These types of treats are not recommended to dogs for several reasons.
First, they pose a risk to humans. In October 1999, the FDA issued a nation-wide public health warning after a number of people in Canada became sick when they came into contact with dog chew products made from pork and beef materials (e.g., pigs’ ears, smoked hooves, and pigs’ skins).
The products were contaminated with Salmonella infantis, a bacterium that infects humans and causes flu-like symptoms, including nausea, fever, vomiting, abdominal pain, and diarrhea. Although healthy adults can be protected from this infection by frequent hand washing, not every dog owner is so diligent.
Immunocompromised persons, including infants, children, pregnant women, the elderly, persons with human immuno-deficiency virus (HIV), and those who are donor organ recipients or are receiving chemotherapy, are at greater risk of infection and may suffer from life-threatening illness if exposed to Salmonella infantis.
Second, these types of products can cause harm to dogs.
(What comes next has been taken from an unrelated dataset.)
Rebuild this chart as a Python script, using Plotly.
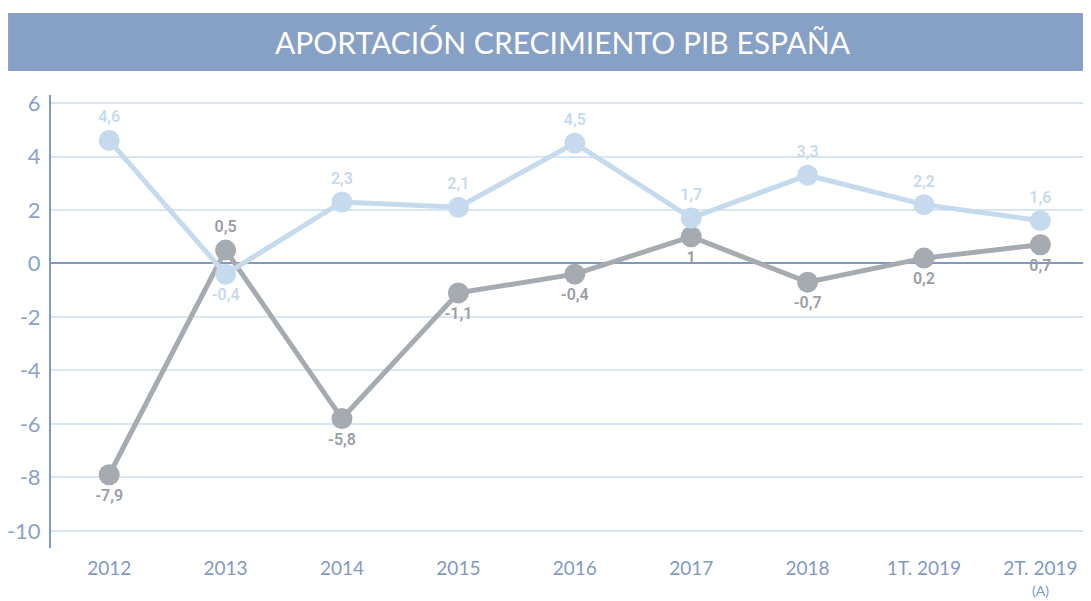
import plotly.graph_objects as go

# Datos
periodos = ['2012', '2013', '2014', '2015', '2016', '2017', '2018', '1T. 2019', '2T. 2019']
serie_clara = [4.6, -0.4, 2.3, 2.1, 4.5, 1.7, 3.3, 2.2, 1.6]
serie_oscura = [-7.9, 0.5, -5.8, -1.1, -0.4, 1.0, -0.7, 0.2, 0.7]
ticks_y = [-10, -8, -6, -4, -2, 0, 2, 4, 6]
nota_ultimo = '(A)'

# Posición de las etiquetas (arriba / abajo del punto)
pos_clara = ['top center', 'bottom center'] + ['top center'] * 7
pos_oscura = ['bottom center', 'top center'] + ['bottom center'] * 7

AZUL = '#8099c4'
CLARO = '#c6daed'
GRIS = '#a6aab1'


def fmt(v):
    return f'{v:g}'.replace('.', ',')


x = list(range(len(periodos)))

fig = go.Figure()

fig.add_trace(go.Scatter(
    x=x, y=serie_oscura, mode='lines+markers+text',
    line=dict(color=GRIS, width=5),
    marker=dict(color=GRIS, size=21),
    text=[fmt(v) for v in serie_oscura], textposition=pos_oscura,
    textfont=dict(family='Roboto', size=16, color='#9a9ea6', weight=600),
    cliponaxis=False, showlegend=False))

fig.add_trace(go.Scatter(
    x=x, y=serie_clara, mode='lines+markers+text',
    line=dict(color=CLARO, width=5),
    marker=dict(color=CLARO, size=21),
    text=[fmt(v) for v in serie_clara], textposition=pos_clara,
    textfont=dict(family='Roboto', size=16, color=CLARO, weight=600),
    cliponaxis=False, showlegend=False))

# Barra del título
fig.add_shape(type='rect', xref='paper', yref='paper',
              x0=-0.0413, x1=1.01, y0=1.053, y1=1.181,
              fillcolor='#87a0c6', line_width=0, layer='below')
fig.add_annotation(text='APORTACIÓN CRECIMIENTO PIB ESPAÑA',
                   xref='paper', yref='paper', x=0.492, y=1.117,
                   xanchor='center', yanchor='middle', showarrow=False,
                   font=dict(family='Lato', size=30, color='white'))

# nota bajo el último periodo
fig.add_annotation(text=nota_ultimo, x=x[-1], xref='x', yref='paper',
                   y=-0.094, yanchor='middle', showarrow=False,
                   font=dict(family='Lato', size=14, color=AZUL))

# la página añade 8 px de margen al cuerpo, por eso el lienzo es algo menor
fig.update_layout(
    width=1083, height=593,
    margin=dict(l=43, r=0, t=87, b=53),
    plot_bgcolor='white', paper_bgcolor='white',
    xaxis=dict(range=[-0.5, 8.435], tickvals=x, ticktext=periodos,
               showgrid=False, zeroline=False, showline=False,
               automargin=False,
               tickfont=dict(family='Lato', size=19, color=AZUL),
               ticklabelstandoff=7),
    yaxis=dict(range=[-10.64, 6.3], tickvals=ticks_y,
               ticktext=[str(v) for v in ticks_y],
               showgrid=True, gridcolor='#d8e5f3', gridwidth=1.5,
               zeroline=True, zerolinecolor=AZUL, zerolinewidth=2,
               showline=True, linecolor=AZUL, linewidth=2,
               automargin=False,
               tickfont=dict(family='Lato', size=22, color='#8aa2c9'),
               ticklabelstandoff=4),
)

fig.write_html('out.html')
Large pieces can become lodged in a dog’s digestive system, causing partial or complete blockage that requires surgical removal. Although many dogs can tolerate these treats with no ill effects, a significant number cannot.
They suffer from diarrhea, vomiting, flatulence, and pancreatitis. Manufacturing practices for such products are also not well monitored, especially for those products made in other countries — toxic preservatives such as arsenic have been used in their manufacture.